This is the second in a series of posts about the essentially final version of Carissa Hessick’s article Corpus Linguistics and the Criminal Law. The first post dealt mainly with Hessick’s views about how corpus linguistics relates to ultimate purpose of legal interpretation, which is to determine the legal meaning of the text in dispute. This time around, I’ll be discussing her claim that incorporating corpus linguistics into legal interpretation would radically transform the process of determining the text’s ordinary meaning:
Corpus linguistics reframes the “plain” or “ordinary” meaning inquiry in two ways. First, it claims that ordinary meaning is an empirical question. Second, it tells us that this empirical question ought to be answered by how frequently a term is used in a particular way.

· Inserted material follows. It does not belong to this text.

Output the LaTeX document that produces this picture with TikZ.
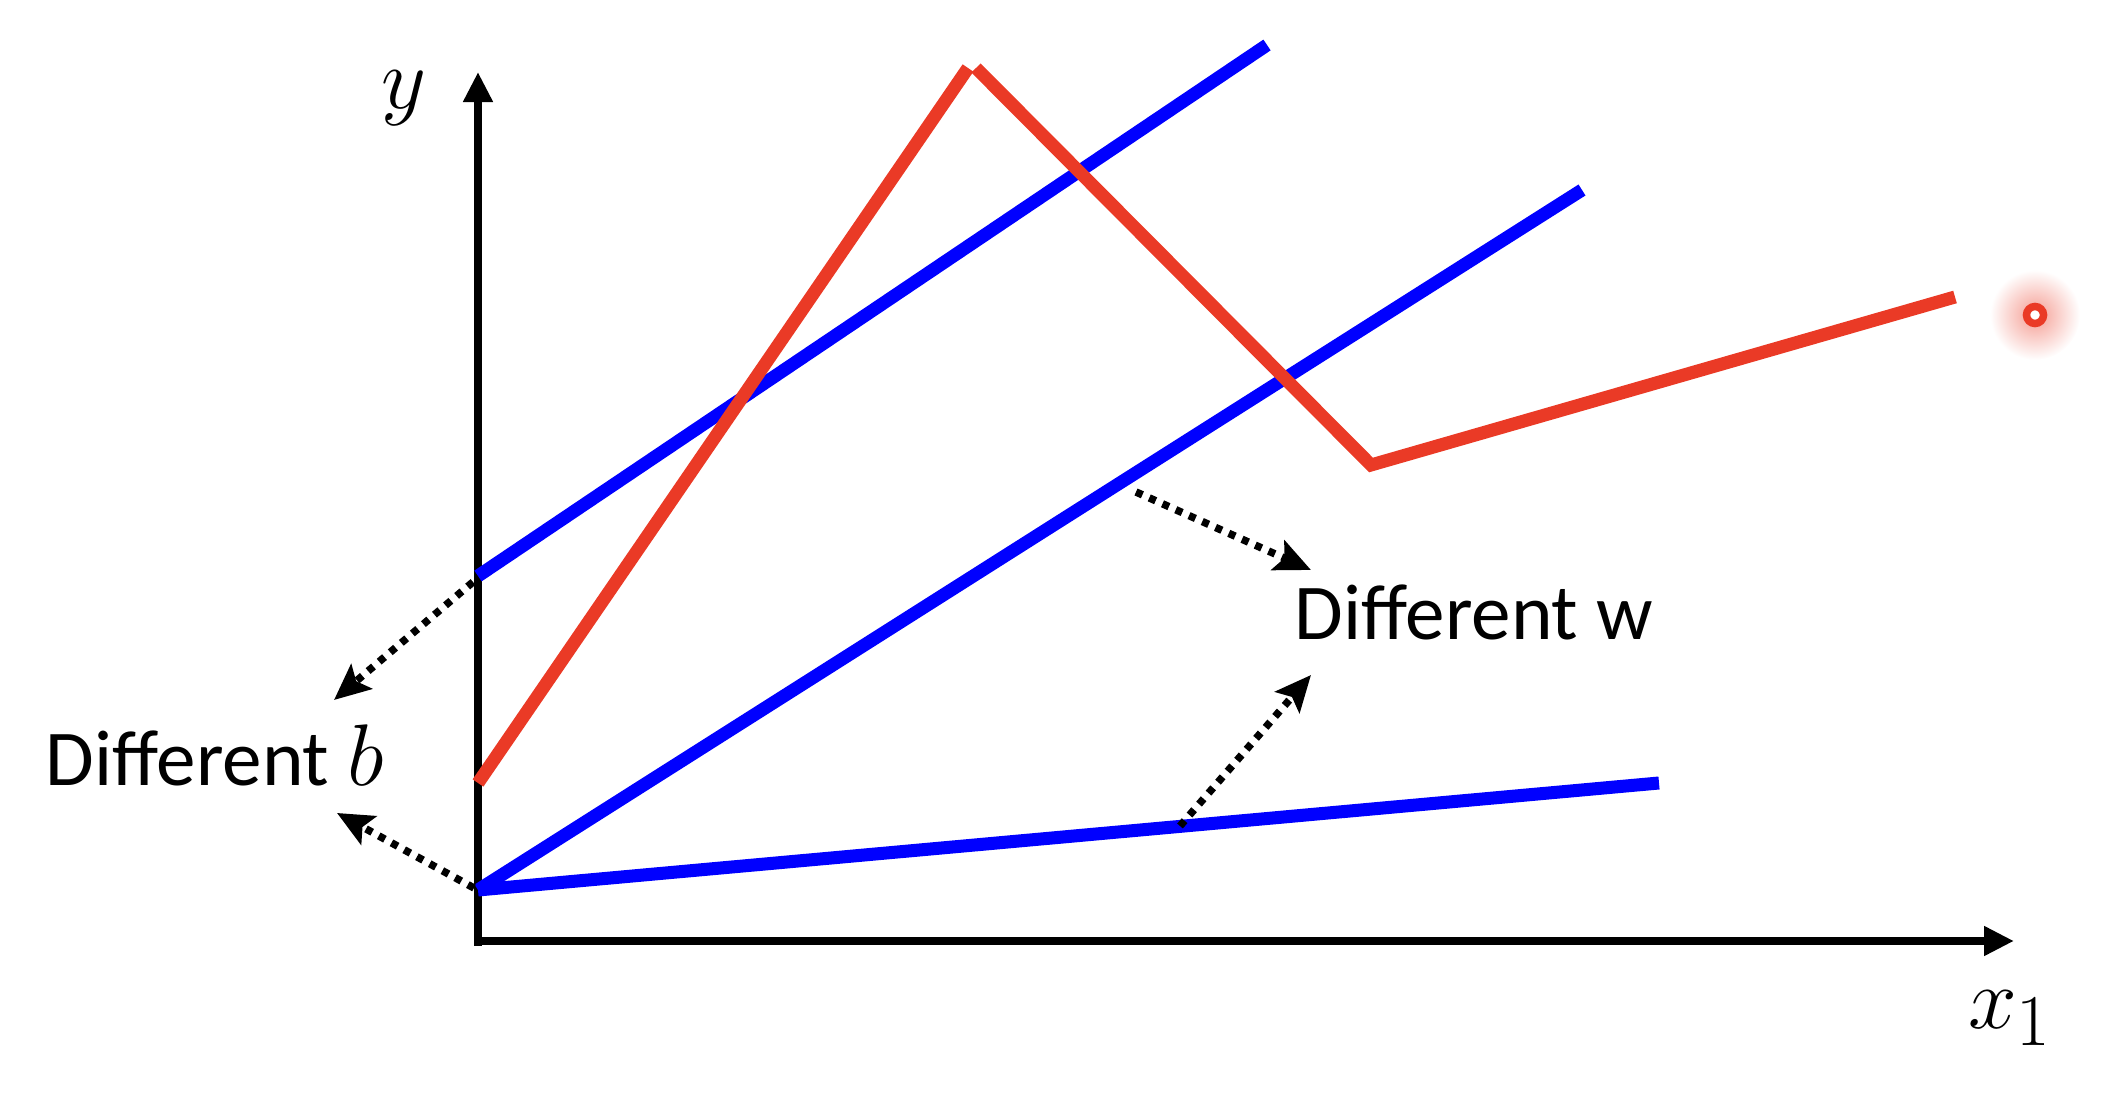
\documentclass[tikz,border=0pt]{standalone}
\usepackage{fontspec}
\setmainfont{Carlito}
\usetikzlibrary{arrows.meta}
\definecolor{lred}{RGB}{234,58,38}
\definecolor{lblue}{RGB}{0,0,255}
\begin{document}
\begin{tikzpicture}[x=0.01cm,y=-0.01cm,
  axis/.style={line width=0.085cm,-{Triangle[length=0.3cm,width=0.28cm]}},
  bline/.style={lblue,line width=0.13cm},
  rline/.style={lred,line width=0.13cm},
  dotarrow/.style={line width=0.075cm,dash pattern=on 0.07cm off 0.075cm,-{Stealth[length=0.36cm,width=0.32cm,inset=0.07cm]}},
  lbl/.style={font=\fontsize{22.5}{27}\selectfont,inner sep=0pt},
  mlbl/.style={font=\fontsize{30}{34}\selectfont,inner sep=0pt}]
\useasboundingbox (0,0) rectangle (2124,1098);
% axes
\coordinate (O) at (478,941);
\coordinate (ytop) at (478,72);
\coordinate (xend) at (2014,941);
\draw[axis] (478,946) -- (ytop);
\draw[axis] (474,941) -- (xend);
\node[mlbl,font=\fontsize{33}{36}\selectfont] (ylab) at (404,98) {$y$};
\node[mlbl] (xlab) at (2010,1018) {$x_1$};
% blue lines
\coordinate (b1s) at (478,576);
\coordinate (b1e) at (1267,45);
\coordinate (b0) at (478,890);
\coordinate (b2e) at (1582,190);
\coordinate (b3e) at (1659,783);
\draw[bline] (b1s) -- (b1e);
\draw[bline] (b0) -- (b2e);
\draw[bline] (b0) -- (b3e);
% red polyline
\coordinate (r0) at (478,783);
\coordinate (r1) at (968,68);
\coordinate (r2) at (976,68);
\coordinate (r3) at (1371,465);
\coordinate (r4) at (1955,297);
\draw[rline] (r0) -- (r1);
\draw[rline] (r2) -- (r3) -- (r4);
% red pointer dot
\shade[inner color=lred!50, outer color=white] (2035,315) circle (0.45cm);
\draw[lred,line width=0.075cm,fill=white] (2035,315) circle (0.085cm);
% labels
\node[lbl,anchor=base west] (diffb) at (45,786) {Different \fontsize{26}{30}\selectfont$b$};
\node[lbl,anchor=base west] (diffw) at (1294,640) {Different w};
% dotted arrows
\coordinate (bs1) at (473,582);
\coordinate (bt1) at (334,700);
\coordinate (bs2) at (474,888);
\coordinate (bt2) at (337,813);
\coordinate (ws1) at (1136,492);
\coordinate (wt1) at (1311,570);
\coordinate (ws2) at (1180,826);
\coordinate (wt2) at (1311,675);
\draw[dotarrow] (bs1) -- (bt1);
\draw[dotarrow] (bs2) -- (bt2);
\draw[dotarrow] (ws1) -- (wt1);
\draw[dotarrow] (ws2) -- (wt2);
\end{tikzpicture}
\end{document}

Both of these analytical moves represent significant departures from current theories of statutory interpretation, including textualism, and they render statutory interpretation essentially unrecognizable.
This statement is a mixed bag. In one respect, it’s correct. Those who support the use of corpus linguistics in legal interpretation do regard ordinary meaning as an empirical question—or at least as involving empirical questions. In a different respect, it is partly correct but oversimplified. Analysis of frequency data is in fact central to corpus linguistics, but it is not necessarily decisive, and in some cases (perhaps in many cases) it will not be helpful at all. And in a third respect, Hessick’s statement is wrong. Neither the empiricism of corpus linguistics nor the attention it pays to frequency represents a “significant departure” from existing interpretive theories.